Parametric Resonance Phenomena in Bose-Einstein Condensates: Breaking of Macroscopic Quantum Self-Trapping

TL;DR

This paper investigates how parametric resonance affects tunneling and self-trapping phenomena in Bose-Einstein condensates within a double-well potential with an oscillating barrier, revealing conditions that enhance or suppress these effects.

Contribution

It demonstrates the critical dependence of condensate dynamics on the oscillation frequency of the barrier and identifies resonance conditions that modify tunneling and self-trapping behaviors.

Findings

Parametric resonance at twice the Josephson frequency enhances tunneling.

Resonance can suppress or reduce macroscopic quantum self-trapping.
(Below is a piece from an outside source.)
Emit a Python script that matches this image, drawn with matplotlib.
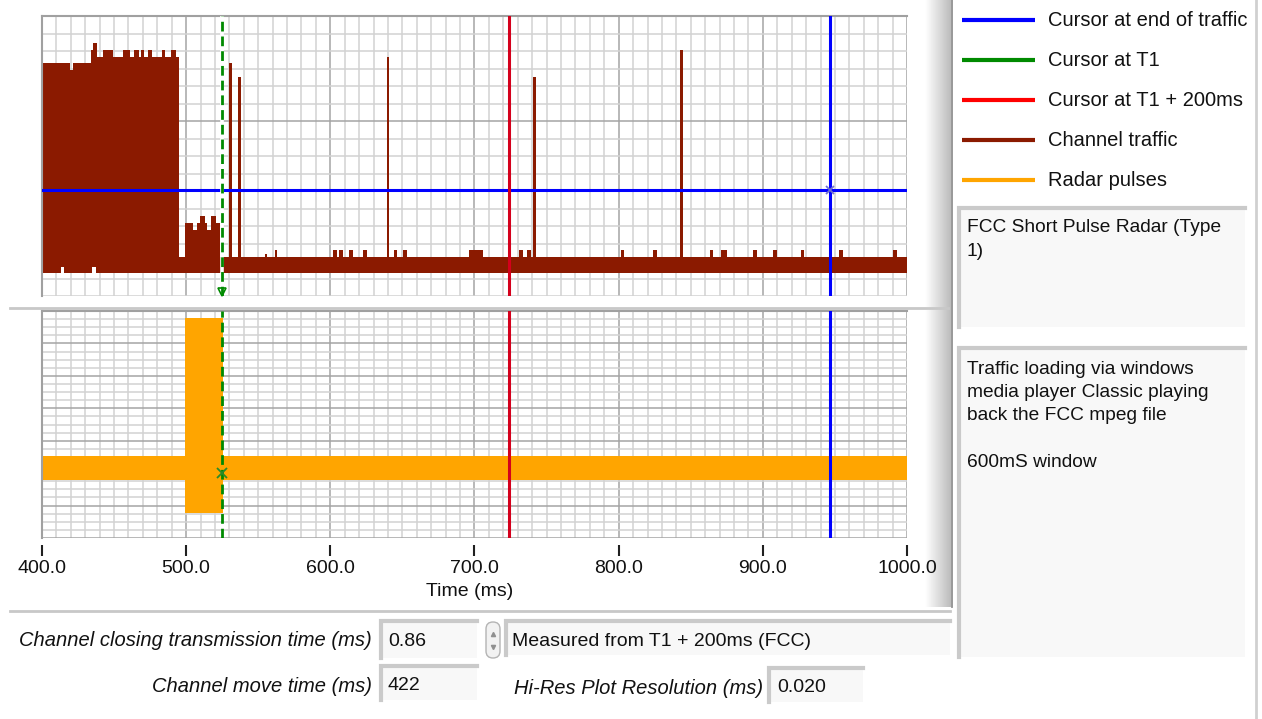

The dynamics depend critically on the oscillation frequency of the energy barrier.

Abstract

We analyze the periodic tunneling of a Bose-Einstein condensate in a double-well potential which has an oscillating energy barrier. We show that the dynamics of the Bose condensate critically depends on the frequency $\omega$ of the oscillating energy barrier. In the regime of periodic macroscopic quantum tunneling (PMQT) with frequency $\omega_J$, the population imbalance of the condensate in the two wells can be enhanced under the condition of parametric resonance $\omega = 2 \omega_J$. Instead, in the regime of macroscopic quantum self-trapping (MQST), we find that MQST can be reduced or suppressed under the condition of parametric resonance between the frequency $\omega$ of the energy barrier and the frequency $\omega_{ST}$ of oscillation through the barrier of the very small fraction of particles which remain untrapped during MQST.